Toyota Accelerator Lawsuits Keep Coming

NASA says electronic defects didn’t cause Toyotas to accelerate. Yet the lawsuits keep coming
Photograph by Paul Sakuma/AP Photo

In February 2011 the National Highway Traffic Safety Administration concluded a 10-month study finding that computer flaws had not caused Toyota sedans to speed up on their own. NHTSA engineers worked with NASA software experts who, in addition to poking and prodding Toyota throttles, bombarded test cars with electromagnetic radiation to see if that provoked a problem. “We enlisted the best and the brightest engineers to study Toyota’s electronics systems, and the verdict is in,” said Ray LaHood, then secretary of the U.S. Department of Transportation. “There is no electronic-based cause for unintended high-speed acceleration in Toyotas.”

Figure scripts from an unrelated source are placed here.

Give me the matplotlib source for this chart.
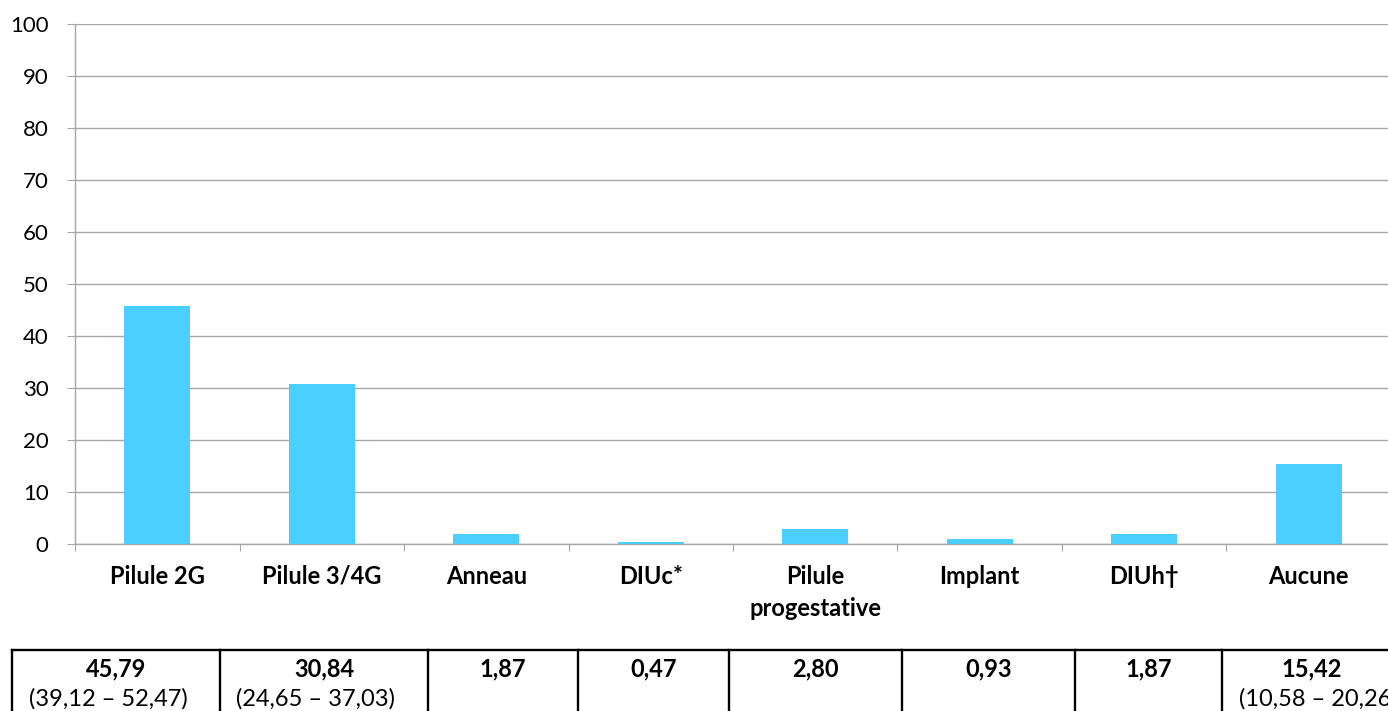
import matplotlib
matplotlib.use("Agg")
import matplotlib.pyplot as plt
import numpy as np

plt.rcParams['font.family'] = ['Lato', 'DejaVu Sans']

# data
categories = ["Pilule 2G", "Pilule 3/4G", "Anneau", "DIUc*", "Pilule\nprogestative",
              "Implant", "DIUh\u2020", "Aucune"]
values = [45.79, 30.84, 1.87, 0.47, 2.80, 0.93, 1.87, 15.42]
value_labels = ["45,79", "30,84", "1,87", "0,47", "2,80", "0,93", "1,87", "15,42"]
ci_labels = ["(39,12 \u2013 52,47)", "(24,65 \u2013 37,03)", "", "", "", "", "", "(10,58 \u2013 20,26)"]
yticks = list(range(0, 101, 10))

# layout of the table under the chart (pixel columns)
col_edges = [12, 220, 428, 578, 729, 902, 1075, 1222, 1420]

W, H = 1388, 711
fig = plt.figure(figsize=(W / 100, H / 100), dpi=100)

grid_col = "#a6a6a6"
bar_col = "#4acfff"

ax = fig.add_axes([75 / W, (H - 544) / H, (1391 - 75) / W, 520 / H])
x = np.arange(len(categories))
ax.bar(x, values, width=0.4, color=bar_col, zorder=3)
ax.set_xlim(-0.5, len(categories) - 0.5)
ax.set_ylim(0, 100)
ax.set_yticks(yticks)
ax.yaxis.grid(True, color=grid_col, linewidth=1.0, zorder=0)
for s in ["top", "right"]:
    ax.spines[s].set_visible(False)
for s in ["left", "bottom"]:
    ax.spines[s].set_color(grid_col)
    ax.spines[s].set_linewidth(1.0)
ax.tick_params(axis="y", length=6, color=grid_col, pad=13, labelsize=16)

# boundaries as major ticks, labels on minor ticks
ax.set_xticks(np.arange(len(categories) + 1) - 0.5)
ax.set_xticklabels([])
ax.tick_params(axis="x", which="major", length=5, color=grid_col, direction="out")
ax.set_xticks(x, minor=True)
ax.set_xticklabels(categories, minor=True, fontweight="bold", fontsize=17, linespacing=1.5)
ax.tick_params(axis="x", which="minor", length=0, pad=15)

# table under the chart
tax = fig.add_axes([0, 0, 1, (H - 646) / H])
tax.set_xlim(0, W)
tax.set_ylim(H, 646)
tax.axis("off")
tax.plot([col_edges[0], W + 5], [649.5, 649.5], color="black", lw=1.7, clip_on=False)
for e in col_edges[:-1]:
    tax.plot([e, e], [649.5, H + 5], color="black", lw=1.7, clip_on=False)
for i in range(len(value_labels)):
    cx = (col_edges[i] + col_edges[i + 1]) / 2
    ci_x = cx - 8
    if i == len(value_labels) - 1:
        cx = 1312
        ci_x = 1318
    tax.text(cx, 669, value_labels[i], ha="center", va="center", fontweight="bold",
             fontsize=17, clip_on=True)
    if ci_labels[i]:
        tax.text(ci_x, 699, ci_labels[i], ha="center", va="center", fontsize=17, clip_on=True)

fig.savefig("out.png", dpi=100)
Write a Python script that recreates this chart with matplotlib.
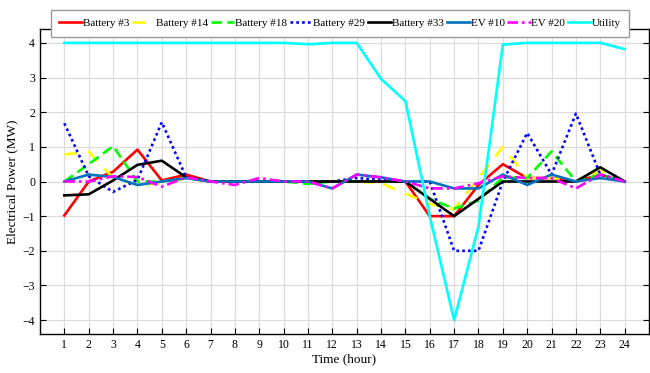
import matplotlib
matplotlib.use("Agg")
import matplotlib.pyplot as plt

hours = list(range(1, 25))
battery3 = [-0.98, 0, 0.28, 0.92, 0.03, 0.2, 0, 0, 0, 0, 0, 0, 0, 0, 0, -1.0, -1.0, -0.1, 0.5, 0.1, 0.1, 0, 0.2, 0]
battery14 = [0.78, 0.86, 0.1, -0.1, -0.05, 0.1, 0, 0, 0, 0, 0, 0, 0, -0.05, -0.35, -0.65, -0.8, 0.1, 1.0, 0.1, 0.1, 0, 0.3, 0]
battery18 = [0, 0.5, 1.02, 0, 0, 0.1, 0, 0, 0, 0, -0.07, 0, 0, 0, 0, -0.5, -0.78, -0.55, 0.12, 0.1, 0.87, 0, 0.2, 0]
battery29 = [1.68, 0.15, -0.3, 0.05, 1.71, 0.12, 0, 0, 0, 0, 0, 0, 0.1, 0.05, 0, 0, -2.0, -2.0, 0, 1.4, 0.2, 1.96, 0.2, 0]
battery33 = [-0.4, -0.37, 0.03, 0.48, 0.6, 0.12, 0, 0, 0, 0, 0, 0, 0, 0, 0, -0.5, -1.0, -0.5, 0, 0, 0, 0, 0.41, 0]
ev10 = [0, 0.2, 0.13, -0.1, 0, 0.1, 0, 0, 0, 0, 0, -0.2, 0.2, 0.12, 0, 0, -0.2, -0.2, 0.2, -0.1, 0.2, 0, 0.1, 0]
ev20 = [0, 0, 0.15, 0.13, -0.15, 0.12, 0, -0.1, 0.1, 0, 0, -0.2, 0.2, 0.12, 0, -0.2, -0.2, -0.05, 0.15, 0.1, 0.1, -0.2, 0.2, 0]
utility = [4, 4, 4, 4, 4, 4, 4, 4, 4, 4, 3.96, 4, 4, 2.96, 2.32, -1.0, -4.0, -1.3, 3.95, 4, 4, 4, 4, 3.82]

series = [
    ("Battery #3", battery3, "#FF0000", "-"),
    ("Battery #14", battery14, "#FFFF00", (0, (5, 4))),
    ("Battery #18", battery18, "#00FF00", (0, (4, 2))),
    ("Battery #29", battery29, "#0000FF", (0, (1, 1.2))),
    ("Battery #33", battery33, "#000000", "-"),
    ("EV #10", ev10, "#0072BD", "-"),
    ("EV #20", ev20, "#FF00FF", (0, (4, 1.5, 1, 1.5))),
    ("Utility", utility, "#00FFFF", "-"),
]

plt.rcParams['font.family'] = ['Liberation Serif', 'DejaVu Serif']
fig = plt.figure(figsize=(6.5, 3.73), dpi=100)
ax = fig.add_axes([40/650, 39/373, 609/650, 305/373])

for name, vals, col, ls in series:
    ax.plot(hours, vals, color=col, linestyle=ls, linewidth=1.9, label=name)

ax.set_xlim(0, 25)
ax.set_ylim(-4.4, 4.4)
ax.set_xticks(hours)
ax.set_yticks(range(-4, 5))
ax.grid(True, color='#dcdcdc', linewidth=0.9)
ax.set_axisbelow(True)
ax.tick_params(direction='in', length=4, width=0.8, top=True, right=True, labelsize=8.5, colors='black')
for s in ax.spines.values():
    s.set_linewidth(1.0)
ax.set_xlabel("Time (hour)", fontsize=9.5, labelpad=2)
ax.set_ylabel("Electrical Power (MW)", fontsize=9.5, labelpad=3)

leg = ax.legend(loc='upper center', bbox_to_anchor=(0.4926, 1.062), ncol=8, fontsize=8,
                frameon=True, fancybox=False, edgecolor='#999999', framealpha=1,
                handlelength=2.1, handletextpad=0.05, columnspacing=0.25, borderpad=0.75,
                borderaxespad=0)
leg.get_frame().set_linewidth(1.0)

fig.savefig("out.png", dpi=100)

Yet on Oct. 24 this year, a state-court jury in Oklahoma determined that software in the electronic throttle system of a 2005 Camry was defectively designed, causing an accident in 2007 in which the 76-year-old driver was seriously injured and a passenger was killed. The jury awarded $3 million in compensatory damages and was about to consider punitive damages when Toyota Motor agreed to a confidential settlement that obviated the court verdict. Two weeks earlier, a federal judge in Santa Ana, Calif., cleared the way for a similar design-defect trial against Toyota. The driver in the California case, Ida St. John, 83 at the time she was hurt in an accident in 2009, has since died. Her grandson is pursuing the suit over her injuries, although he’s not blaming Toyota for her death. Designated a bellwether case, the St. John suit will help determine the fate of hundreds of other pending federal-court claims against Toyota.